I’m not sure I agree with the Sixth Sense, but then I haven’t seen it in forever. I really enjoyed it when it came out, but the Shyamalan follow-ups have sullied me to all his movies. And some of its lines became such a cliche in jokes and parodies, that it just gets on my patience even if I watch a scene now. Perhaps it’s time for me to re-examine this one.
I also agree that American Beauty still holds up pretty well. My love for that movie may have died a tiny little bit since I first saw it in the cinema, but it is still a great movie.
Cider House Rules: I saw this when it came out, and I remember almost nothing about it. So there.
And, finally, Three Kings was a pretty great movie, but I’m not sure it qualifies as top-10 material for me.
11 Michael // Jul 2, 2009 at 6:53 pm
Funny how strong and off-track some of my reactions are to these:
I have disliked/loathed American Beauty from the first–I find it (like a lot of Alan Ball at his worst) one-half snarky, smug, caricatured, and mean-spirited and one-half insultingly sentimental-faux-lyrical, especially about sex.
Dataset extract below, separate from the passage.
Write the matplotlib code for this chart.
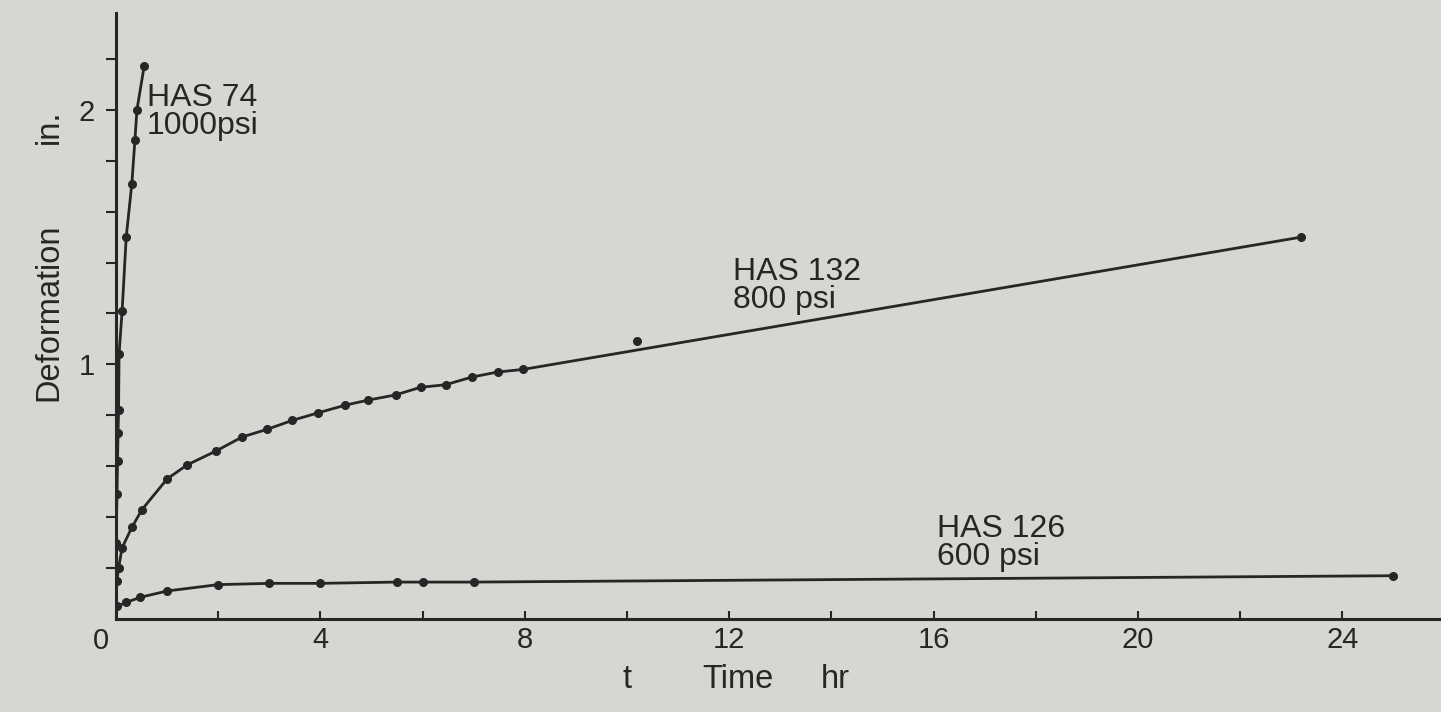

No, thanks.
I WANT to like Being John Malkovitch, but am always put off by the unending visual ugliness of the film, and it makes me downhearted that, given the chance to occupy other lives and experiences (the reason we have imaginations and art), everybody just focuses on getting new kinds of sex. (Maybe I’m on a prudish tear?)
On the other hand, Talented Mr. Ripley (an ambivalent treatment of its source, but I don’t care) pulls me in every time. not least by the sheer beauty of the photography and visual design, which cues the sneaky eroticism.
I love Cradle Will Rock with all my theater-geek lefty heart, until the too-schematic conclusion.
And, speaking of theater geekhood, I am the personal slave of Topsy-Turvy–I love that film from the blue velvet seats in the first shot to the vengeful wifely fantasy voiced at the end. Have the dialogue virtually memorized–”I am much concerned about your little weakness . . . ” I could nosh on the acting Mike Leigh gets out of his actors for weeks. And I do.
12 Mark Blankenship // Jul 3, 2009 at 1:21 am
Hey Ferretrick — I hear what you’re saying about the angst and violence in “The Green Mile,” but to me, those elements don’t dilute the contrived and unrestrained sentimentality of the Magical Black Man as Jesus and, as Katy calls it, the fakey-fake South in which people find redemption if they just keep drawling and crying. When I compare the cheap emotion in this film to the complex feelings in “The Shawshank Redemption” and (especially) “The Mist,” I find it difficult to believe they come from the same filmmaker, inspired by the same writer.
And Angie… “When She Loves Me” is one of my favorite Randy Newman songs, particularly the way Sarah McLachlan performs it. Totally heartbreaking.
And Destiny: “Sweet and Lowdown!” Crap! I forgot about that. I loved it. It’s certainly close to my top ten. (And big ups to the SPICE House Oscar party!)
And Michael: To me, the cruel joke of “Being John Malkovich” is not that everyone focuses on getting new kinds of sex, but that they focus on getting new kinds of control. Much of that control is sexual, but then there are the scenes where Malkovich is being forced to dance like a puppet. The point (to me) is that trying to control other people only cuts us off from life… that the act of manipulation does more damage to the puppet master than the puppet.
Take John Cusack’s character: He tries so hard to avoid vulnerability around the people he loves—to just manipulate them until they can’t leave him—that he gets trapped inside his little girl. He is too terrified to stop trying to control people, and as a result he loses all control.
Meanwhile, Cameron Diaz and Catherine Keener give themselves over to impulse, and they end up liberated. I don’t see that as a “let’s start boinking” thing so much as a “sexuality represents a general willingness to be vulnerable” thing.
13 katy // Jul 3, 2009 at 8:49 am
Okay, Michael convinced me … I really like Topsy Turvy and Talented Mr. Ripley, too. I’m apparently terrible at limiting it to ten films.